This tutorial will introduce attendees to the concepts of test-driven data analysis and practical, hands-on use of the tdda library (available from Github and PyPI) for (1) writing reference tests, and (2) generating and verifying constraints from data, using Pandas data frames.
TDDA aims to bring the ideas and benefits of test-driven development to the arena of data analysis, augmenting those ideas as appropriate. There are two central planks of TDDA at present: 1. The idea of a reference test, which is a lot like a system or integration test for an analytical process 2. The idea of using constraints to verify input, intermediate and output data for/from analytical processes.
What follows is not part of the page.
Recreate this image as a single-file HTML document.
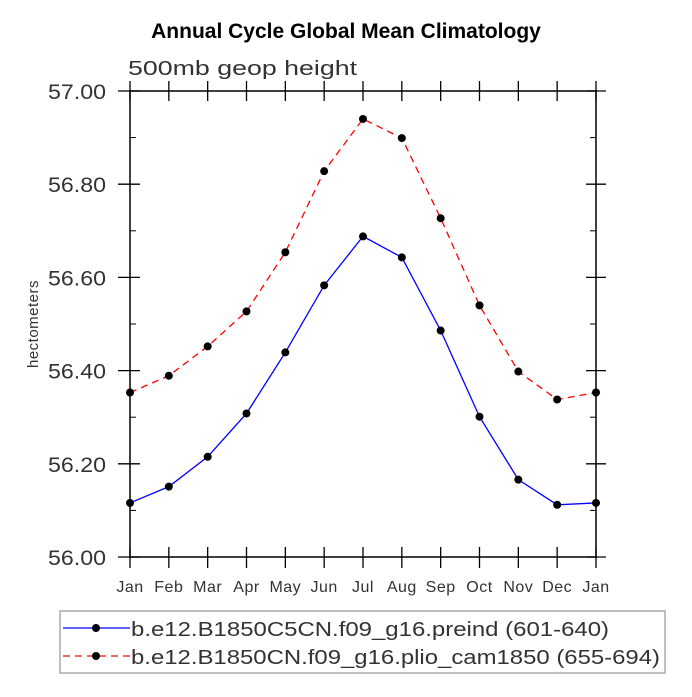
<!DOCTYPE html>
<html><head><meta charset="utf-8"><style>
body{margin:0;background:#fff}
text{font-family:"Liberation Sans",sans-serif}
</style></head><body>
<svg id="c" width="692" height="692" xmlns="http://www.w3.org/2000/svg"></svg>
<script>
const months=["Jan","Feb","Mar","Apr","May","Jun","Jul","Aug","Sep","Oct","Nov","Dec","Jan"];
const preind=[56.116,56.151,56.215,56.308,56.439,56.583,56.688,56.643,56.486,56.301,56.166,56.112,56.116];
const plio=[56.353,56.389,56.452,56.527,56.654,56.828,56.940,56.899,56.727,56.540,56.398,56.338,56.353];
const yTicks=[56.00,56.20,56.40,56.60,56.80,57.00];
const yMinor=[56.10,56.30,56.50,56.70,56.90];
const NS="http://www.w3.org/2000/svg";
const svg=document.getElementById('c');
const L=130,R=596,T=91,B=557;
const X=i=>L+(R-L)*i/(months.length-1);
const Y=v=>B-(v-56)/(57-56)*(B-T);
function mk(tag,at,txt){const e=document.createElementNS(NS,tag);for(const k in at)e.setAttribute(k,at[k]);if(txt!==undefined)e.textContent=txt;svg.appendChild(e);return e;}
let e;
e=mk('text',{x:346,y:38,'text-anchor':'middle','font-size':21,'font-weight':'bold',fill:'#000'},'Annual Cycle Global Mean Climatology');


e=mk('text',{x:128,y:75,'font-size':20,fill:'#333',textLength:229,lengthAdjust:'spacingAndGlyphs'},'500mb geop height');


e=mk('rect',{x:L,y:T,width:R-L,height:B-T,fill:'none',stroke:'#000','stroke-width':1.5});


yTicks.forEach(v=>{
 const y=Y(v);
 e=mk('line',{x1:L-12,x2:L+10,y1:y,y2:y,stroke:'#000','stroke-width':1.3});
 
 
 mk('line',{x1:R-10,x2:R+10,y1:y,y2:y,stroke:'#000','stroke-width':1.3});
 e=mk('text',{x:48,y:y+8,'font-size':21,fill:'#333',textLength:58,lengthAdjust:'spacingAndGlyphs'},v.toFixed(2));
 
 
});
yMinor.forEach(v=>{const y=Y(v);mk('line',{x1:L,x2:L+6,y1:y,y2:y,stroke:'#000'});mk('line',{x1:R-6,x2:R,y1:y,y2:y,stroke:'#000'});});
months.forEach((m,i)=>{
 const x=X(i);
 e=mk('line',{x1:x,x2:x,y1:B-10,y2:B+11,stroke:'#000','stroke-width':1.3});
 
 
 mk('line',{x1:x,x2:x,y1:T-10,y2:T+10,stroke:'#000','stroke-width':1.3});
 e=mk('text',{x:x,y:B+35,'text-anchor':'middle','font-size':16,fill:'#333','letter-spacing':'0.5'},m);
 
 
});
e=mk('text',{x:0,y:0,transform:'translate(38,324) rotate(-90)','text-anchor':'middle','font-size':15,fill:'#333','letter-spacing':'0.5'},'hectometers');


function series(vals,color,dash,name){
 e=mk('polyline',{points:vals.map((v,i)=>X(i)+','+Y(v)).join(' '),fill:'none',stroke:color,'stroke-width':1.3,'stroke-dasharray':dash});
 
 
 vals.forEach((v,i)=>{
  e=mk('circle',{cx:X(i),cy:Y(v),r:4,fill:'#000'});
  
  
 });
}
series(preind,'#0000ff','none','preind');
series(plio,'#ff0000','7,5','plio');
e=mk('rect',{x:60,y:611,width:605,height:62,fill:'none',stroke:'#aaa','stroke-width':1.5});


[['#0000ff','none','b.e12.B1850C5CN.f09_g16.preind (601-640)',628,478],['#ff0000','7,5','b.e12.B1850CN.f09_g16.plio_cam1850 (655-694)',656,529]].forEach(([c,d,t,y,w])=>{
 mk('line',{x1:63,x2:130,y1:y,y2:y,stroke:c,'stroke-width':1.3,'stroke-dasharray':d});
 mk('circle',{cx:96,cy:y,r:4,fill:'#000'});
 e=mk('text',{x:131,y:y+8,'font-size':20,fill:'#333',textLength:w,lengthAdjust:'spacingAndGlyphs'},t);
 
 
});
</script>
</body></html>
The tdda library (available from Github and PyPI) provides tooling support for both of these, major current components being - Support for writing tests, under unittest or pytest, than involve comparison of complex objects (e.g. graphs, dataframes etc.), possibly with variable components, and regenerating reference ("expected") results easily when they have changed (after verification!) - Support for automatically generating suggested constraints from example datasets/data frames (including Pandas DataFrames) - Support for verifying a dataset/dataframe against a set of constraints - Support for generating regular expressions from example strings, for possible use as constraints (or otherwise). (It will probably do more by May, but these things are there now!)
This tutorial will introduce users to using these ideas through the tdda library. Users will be able to use their own analytical processes and/or datasets, or to use example data that will be provided.